| What you have to do |
Return the records from the first line through the line containing "160, 180, 200];", and leave out the pictures.

[Start of Data records]

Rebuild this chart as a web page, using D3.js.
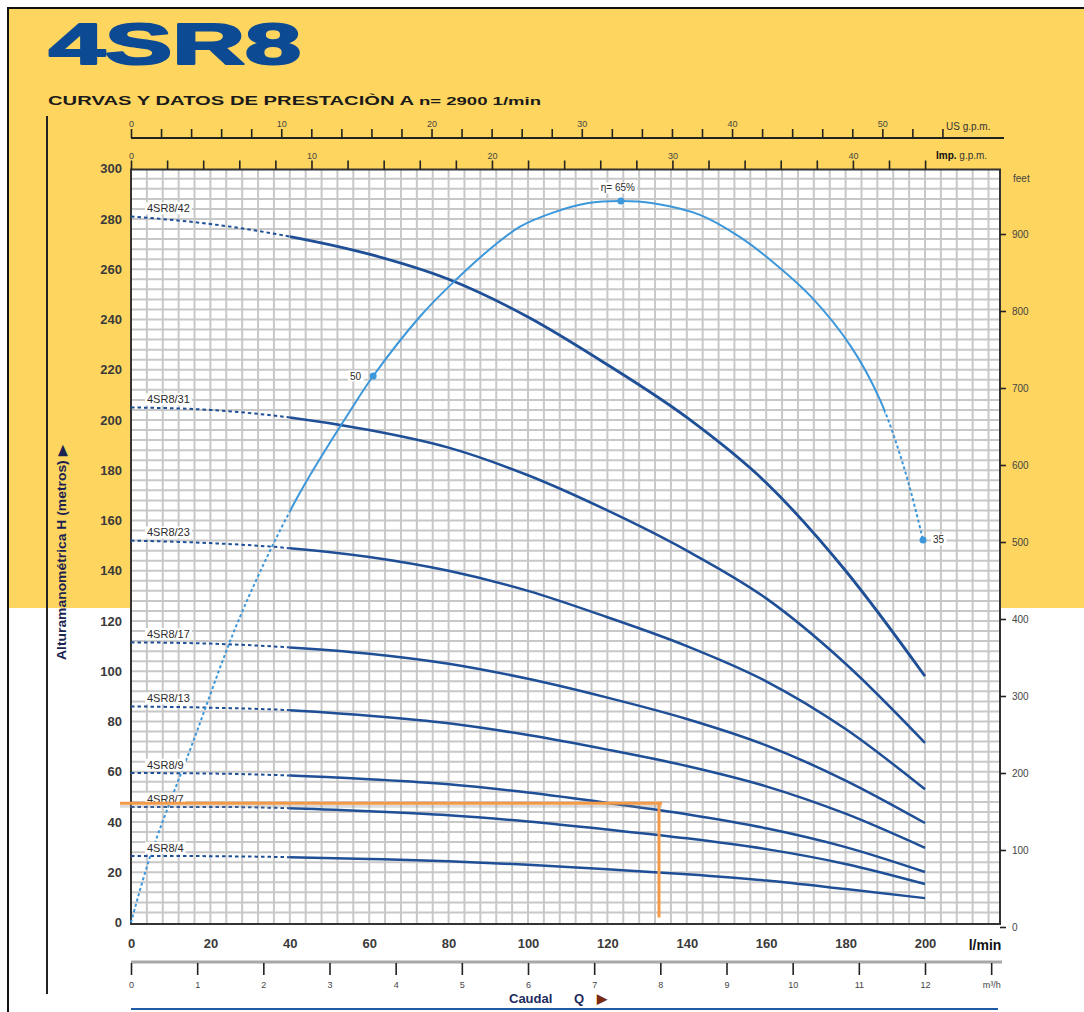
<!DOCTYPE html>
<html>
<head>
<meta charset="utf-8">
<script src="https://cdn.jsdelivr.net/npm/d3@7"></script>
<style>
  body { margin: 0; background: #fff; }
  svg { display: block; }
  text { font-family: "Liberation Sans", Arial, sans-serif; }
</style>
</head>
<body>
<div id="chart"></div>
<script>
'use strict';

// flow points (l/min) where the head curves were read
var flowLmin = [0, 20, 40, 60, 80, 100, 120, 140, 160, 180, 200];

// head in metres, one array per model
var head42 = [281, 278, 273, 266, 256, 241, 222, 201, 175, 140, 98];
var head31 = [205, 204, 201, 196, 189, 178, 164, 148, 129, 103, 71.5];
var head23 = [152, 151, 149, 145.5, 140, 132, 121.5, 110, 96, 77, 53];
var head17 = [111.5, 111, 109.5, 107, 103, 97, 89.5, 81, 70.5, 56.5, 39.6];
var head13 = [86, 85.5, 84.5, 82.3, 79.3, 74.6, 68.8, 62.3, 54.2, 43.3, 29.7];
var head9  = [59.5, 59.3, 58.5, 57, 55, 51.7, 47.6, 43.1, 37.5, 30, 20.1];
var head7  = [46, 46, 45.5, 44.3, 42.7, 40.2, 37, 33.5, 29.2, 23.3, 15.3];
var head4  = [26.5, 26.4, 26, 25.3, 24.4, 23, 21.2, 19.2, 16.7, 13.3, 9.7];

var models = ['4SR8/42', '4SR8/31', '4SR8/23', '4SR8/17', '4SR8/13', '4SR8/9', '4SR8/7', '4SR8/4'];
var heads = [head42, head31, head23, head17, head13, head9, head7, head4];

// efficiency curve (%)
var effFlow  = [0, 4.8, 15.6, 27.5, 41.6, 55.7, 61, 72.8, 81.1, 91.2, 98, 106.3, 114.9, 123.4, 131.5, 143.3, 153.4, 161.2, 171.3, 181.4, 188.7, 194.9, 199.5];
var effValue = [0, 6, 16.5, 28, 38.7, 47.1, 50, 55.1, 58, 61.1, 62.8, 64, 64.8, 65, 64.8, 63.8, 61.9, 59.9, 56.8, 52.5, 47.8, 41.4, 35];
var effMarkFlow  = [61, 123.4, 199.5];
var effMarkValue = [50, 65, 35];
var effMarkLabel = ['50', 'η= 65%', '35'];

// duty point marked in orange
var dutyFlow = 133;
var dutyHead = 47.5;

var headTicks = d3.range(0, 301, 20);
var flowTicks = d3.range(0, 201, 20);
var feetTicks = d3.range(0, 901, 100);
var m3hTicks = d3.range(0, 14, 1);
var usTicks = d3.range(0, 55, 2);
var impTicks = d3.range(0, 45, 2);

function render() {
  var W = 1084, H = 1012;
  var pLeft = 131, pRight = 1000, pTop = 169.5, pBottom = 924;

  var x = d3.scaleLinear().domain([0, 200]).range([pLeft, 925]);
  var y = d3.scaleLinear().domain([0, 300]).range([922.5, 168.75]);
  var yFeet = d3.scaleLinear().domain([0, 900]).range([927, 234]);
  var yEff = d3.scaleLinear().domain([0, 50, 65]).range([y(0), y(217.5), y(287.2)]);
  var xUS = d3.scaleLinear().domain([0, 200 / 3.785]).range(x.range());
  var xImp = d3.scaleLinear().domain([0, 200 / 4.546]).range(x.range());
  var xM3 = d3.scaleLinear().domain([0, 12]).range(x.range());

  var svg = d3.select('#chart').append('svg').attr('width', W).attr('height', H);
  var defs = svg.append('defs');

  // page background
  svg.append('rect').attr('x', 8).attr('y', 8).attr('width', W - 8).attr('height', 600).attr('fill', '#fed65f');
  svg.append('path').attr('d', 'M8,' + H + 'V8H' + W).attr('fill', 'none').attr('stroke', '#111').attr('stroke-width', 2);

  svg.append('text')
    .attr('x', 49).attr('y', 64)
    .attr('font-family', '"DejaVu Sans"').attr('font-weight', 'bold').attr('font-size', 58)
    .attr('textLength', 252).attr('lengthAdjust', 'spacingAndGlyphs')
    .attr('fill', '#0c4a94').attr('stroke', '#0c4a94').attr('stroke-width', 2.2)
    .attr('stroke-linejoin', 'round')
    .text('4SR8');

  var sub = svg.append('text')
    .attr('x', 48).attr('y', 105)
    .attr('font-weight', 'bold').attr('font-size', 12)
    .attr('textLength', 493).attr('lengthAdjust', 'spacingAndGlyphs')
    .attr('fill', '#1a1a1a');
  sub.append('tspan').text('CURVAS Y DATOS DE PRESTACIÒN A ');
  sub.append('tspan').attr('font-size', 11).text('n= 2900  1/min');

  // left rule
  svg.append('line').attr('x1', 47).attr('x2', 47).attr('y1', 116).attr('y2', 994)
    .attr('stroke', '#222').attr('stroke-width', 2);

  // plot background and grid
  svg.append('rect').attr('x', pLeft).attr('y', pTop).attr('width', pRight - pLeft).attr('height', pBottom - pTop).attr('fill', '#fff');

  var grid = svg.append('g').attr('stroke', '#c8c8c8').attr('stroke-width', 2);
  grid.selectAll('.gv').data(d3.range(4, 219, 4)).enter().append('line')
    .attr('x1', function (d) { return x(d); }).attr('x2', function (d) { return x(d); })
    .attr('y1', pTop).attr('y2', pBottom);
  grid.selectAll('.gh').data(d3.range(4, 300, 4)).enter().append('line')
    .attr('x1', pLeft).attr('x2', pRight)
    .attr('y1', function (d) { return y(d); }).attr('y2', function (d) { return y(d); });

  svg.append('rect').attr('x', pLeft).attr('y', pTop).attr('width', pRight - pLeft).attr('height', pBottom - pTop)
    .attr('fill', 'none').attr('stroke', '#333').attr('stroke-width', 2);

  function styleAxis(g, size, color, weight) {
    g.select('.domain').remove();
    g.selectAll('text').attr('font-size', size).attr('fill', color).attr('font-weight', weight || 'normal')
      .attr('font-family', '"Liberation Sans", Arial, sans-serif');
    g.selectAll('.tick line').attr('stroke', '#222').attr('stroke-width', 1.6);
  }

  // left head axis
  var gLeft = svg.append('g').attr('transform', 'translate(' + pLeft + ',0)')
    .call(d3.axisLeft(y).tickValues(headTicks).tickSize(0).tickPadding(9));
  styleAxis(gLeft, 13, '#3a3a3a', 'bold');

  // bottom l/min axis
  var gBottom = svg.append('g').attr('transform', 'translate(0,' + pBottom + ')')
    .call(d3.axisBottom(x).tickValues(flowTicks).tickSize(0).tickPadding(15));
  styleAxis(gBottom, 13, '#3a3a3a', 'bold');
  svg.append('text').attr('x', 985).attr('y', 950).attr('text-anchor', 'middle')
    .attr('font-weight', 'bold').attr('font-size', 14).attr('fill', '#111').text('l/min');

  // m3/h axis
  svg.append('line').attr('x1', pLeft).attr('x2', pRight + 2).attr('y1', 962).attr('y2', 962)
    .attr('stroke', '#a8a8a8').attr('stroke-width', 3);
  var gM3 = svg.append('g').attr('transform', 'translate(0,963)')
    .call(d3.axisBottom(xM3).tickValues(m3hTicks).tickSize(12).tickPadding(7)
      .tickFormat(function (d) { return d === 13 ? 'm³/h' : d; }));
  styleAxis(gM3, 9, '#444');

  var cap = svg.append('text').attr('y', 1003)
    .attr('font-weight', 'bold').attr('font-size', 13).attr('fill', '#1d2b5e');
  cap.append('tspan').attr('x', 509).text('Caudal');
  cap.append('tspan').attr('x', 574).text('Q');
  cap.append('tspan').attr('x', 597).attr('fill', '#7a2a10').text('▶');

  svg.append('line').attr('x1', pLeft).attr('x2', 998).attr('y1', 1009).attr('y2', 1009)
    .attr('stroke', '#1f5aa6').attr('stroke-width', 2);

  // right feet axis
  var gRight = svg.append('g').attr('transform', 'translate(' + pRight + ',0)')
    .call(d3.axisRight(yFeet).tickValues(feetTicks).tickSize(6).tickPadding(6));
  styleAxis(gRight, 10, '#444');
  svg.append('text').attr('x', 1013).attr('y', 182).attr('font-size', 10).attr('fill', '#444').text('feet');

  // top axes
  var fmtTen = function (d) { return d % 10 === 0 ? d : ''; };
  svg.append('line').attr('x1', pLeft).attr('x2', 1004).attr('y1', 138).attr('y2', 138)
    .attr('stroke', '#222').attr('stroke-width', 2);
  var gUS = svg.append('g').attr('transform', 'translate(0,138)')
    .call(d3.axisTop(xUS).tickValues(usTicks).tickSize(9).tickPadding(2).tickFormat(fmtTen));
  styleAxis(gUS, 9, '#444');
  svg.append('text').attr('x', 946).attr('y', 130).attr('font-size', 10).attr('fill', '#333').text('US g.p.m.');

  var gImp = svg.append('g').attr('transform', 'translate(0,' + pTop + ')')
    .call(d3.axisTop(xImp).tickValues(impTicks).tickSize(9).tickPadding(2).tickFormat(fmtTen));
  styleAxis(gImp, 9, '#444');
  var imp = svg.append('text').attr('x', 936).attr('y', 159).attr('font-size', 10).attr('fill', '#333');
  imp.append('tspan').attr('font-weight', 'bold').attr('fill', '#111').text('Imp.');
  imp.append('tspan').text(' g.p.m.');

  // axis title
  svg.append('text')
    .attr('transform', 'translate(66,553) rotate(-90)')
    .attr('text-anchor', 'middle').attr('font-weight', 'bold').attr('font-size', 12)
    .attr('textLength', 214).attr('lengthAdjust', 'spacingAndGlyphs')
    .attr('fill', '#1c2350')
    .text('Alturamanométrica H (metros) ▶');

  // clip regions: dotted start of curves, solid working range
  function addClip(id, ranges) {
    var cp = defs.append('clipPath').attr('id', id);
    ranges.forEach(function (r) {
      cp.append('rect').attr('x', x(r[0])).attr('y', pTop - 20)
        .attr('width', x(r[1]) - x(r[0])).attr('height', pBottom - pTop + 40);
    });
  }
  addClip('pumpDash', [[-3, 40]]);
  addClip('pumpSolid', [[40, 220]]);
  addClip('effDash', [[-3, 40], [190, 220]]);
  addClip('effSolid', [[40, 190]]);

  var headLine = d3.line()
    .x(function (d, i) { return x(flowLmin[i]); })
    .y(function (d) { return y(d); })
    .curve(d3.curveMonotoneX);

  var pumpG = svg.append('g').attr('fill', 'none').attr('stroke', '#1f4f97');
  heads.forEach(function (h, k) {
    pumpG.append('path').attr('d', headLine(h)).attr('clip-path', 'url(#pumpDash)')
      .attr('stroke-width', 2).attr('stroke-dasharray', '3.5,3');
    pumpG.append('path').attr('d', headLine(h)).attr('clip-path', 'url(#pumpSolid)')
      .attr('stroke-width', k === 0 ? 2.8 : 2.5);
  });

  // efficiency curve
  var effLine = d3.line()
    .x(function (d, i) { return x(effFlow[i]); })
    .y(function (d) { return yEff(d); })
    .curve(d3.curveCatmullRom.alpha(0.5));
  var effG = svg.append('g').attr('fill', 'none').attr('stroke', '#3c97db');
  effG.append('path').attr('d', effLine(effValue)).attr('clip-path', 'url(#effDash)')
    .attr('stroke-width', 2).attr('stroke-dasharray', '3,2.5');
  effG.append('path').attr('d', effLine(effValue)).attr('clip-path', 'url(#effSolid)')
    .attr('stroke-width', 2);

  // labels with white boxes
  function boxedLabel(px, py, txt, anchor, size) {
    var g = svg.append('g');
    var t = g.append('text').attr('x', px).attr('y', py).attr('dy', '0.35em')
      .attr('text-anchor', anchor).attr('font-size', size).attr('fill', '#2b2b2b').text(txt);
    var b = t.node().getBBox();
    g.insert('rect', 'text').attr('x', b.x - 2).attr('y', b.y).attr('width', b.width + 4).attr('height', b.height)
      .attr('fill', '#fff');
  }

  heads.forEach(function (h, k) {
    boxedLabel(147, y(h[0]) - 8, models[k], 'start', 11);
  });

  effMarkFlow.forEach(function (q, i) {
    svg.append('circle').attr('cx', x(q)).attr('cy', yEff(effMarkValue[i])).attr('r', 3.5).attr('fill', '#3c97db');
  });
  boxedLabel(x(effMarkFlow[0]) - 12, yEff(effMarkValue[0]), effMarkLabel[0], 'end', 10);
  boxedLabel(x(effMarkFlow[1]) - 3, yEff(effMarkValue[1]) - 13, effMarkLabel[1], 'middle', 10);
  boxedLabel(x(effMarkFlow[2]) + 10, yEff(effMarkValue[2]), effMarkLabel[2], 'start', 10);

  // orange duty lines, drawn on top of the labels
  svg.append('line')
    .attr('x1', x(0) - 11).attr('x2', x(dutyFlow) + 3)
    .attr('y1', y(dutyHead) + 3).attr('y2', y(dutyHead) + 3)
    .attr('stroke', '#888').attr('stroke-opacity', 0.3).attr('stroke-width', 3);
  var orange = svg.append('g').attr('stroke', '#f39a48').attr('stroke-width', 3);
  orange.append('line')
    .attr('x1', x(0) - 11).attr('x2', x(dutyFlow) + 3)
    .attr('y1', y(dutyHead)).attr('y2', y(dutyHead));
  orange.append('line')
    .attr('x1', x(dutyFlow)).attr('x2', x(dutyFlow))
    .attr('y1', y(dutyHead)).attr('y2', y(2));
}

render();
</script>
</body>
</html>
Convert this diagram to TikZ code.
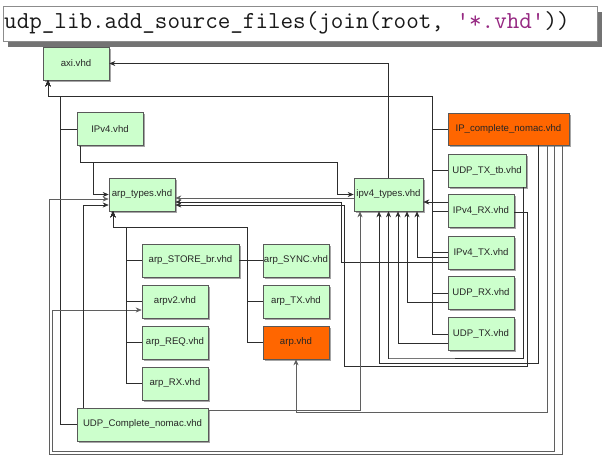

[End of Data records]

| Answer to the task |
Rebuild this chart as a web page, using D3.js.
<!DOCTYPE html>
<html>
<head>
<meta charset="utf-8">
<script src="https://cdn.jsdelivr.net/npm/d3@7"></script>
<style>
  body { margin: 0; background: #fff; }
  svg { display: block; }
  text { font-family: "Liberation Sans", Arial, sans-serif; }
</style>
</head>
<body>
<div id="chart"></div>
<script>
'use strict';

// flow points (l/min) where the head curves were read
var flowLmin = [0, 20, 40, 60, 80, 100, 120, 140, 160, 180, 200];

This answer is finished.